Spyfall
- Origin: Ukrainian
- Designer: Alexandr Ushan
- Publisher: Hobby World
- Release date: 2014
- Type: Social deduction game
- Players: 3–8
- Age range: 13+
- Playing time: 6–10 minutes
- Website: https://hobbyworldint.com/portfolio-item/spyfall/

= Spyfall (card game) =

Card game

Spyfall is a 2014 card game for 3–8 players designed by Alexander Ushan and published by Hobby World. A sequel, Spyfall 2, was published in 2017. A superhero themed variant, DC Spyfall, was published in 2018. The game's core premise revolves around uncovering the spy hidden among the players.
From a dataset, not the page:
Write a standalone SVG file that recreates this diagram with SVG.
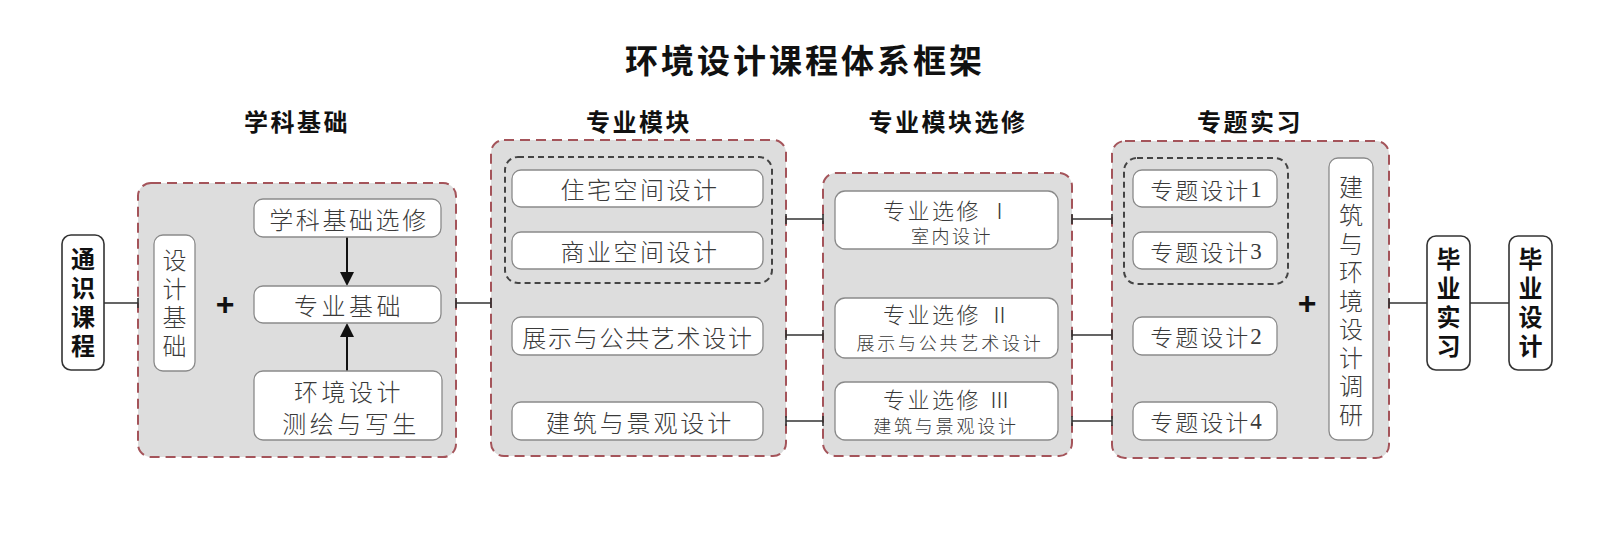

As the game has evolved, new variations and "advanced rules" have emerged, introducing elements like multiple spies.

== Gameplay==
A typical game of Spyfall lasts for between 6 and 10 minutes, depending on the time control. Each player receives a card representing the same location, except one player who receives a "spy" card. The spy has to guess the location, while other players have to identify the spy. On their turn, players ask each other questions, trying to lure the spy out without giving them too much information about what the location is. At any time during the game, or at its end when the timer runs out, one player can accuse another of being the spy; if there is a consensus and the spy is identified, the spy loses; otherwise, the spy wins. Additionally, at any time the spy can announce that they are the spy, and try to guess the location. If successful, the spy wins, otherwise the spy loses.

== Awards==
Spyfall was a 2016 Årets Spil Best Adult Game Winner. It was also nominated for the 2016 Spiel des Jahres award. Spyfall 2 was the runner up in the 2017 Best Party Game category for the BoardGameGeek award.

== Spycon==
In 2019, Ushan created Spycon, a team based variant of Spyfall in which two teams, each with a spy, try and guess the hidden character card of the other team.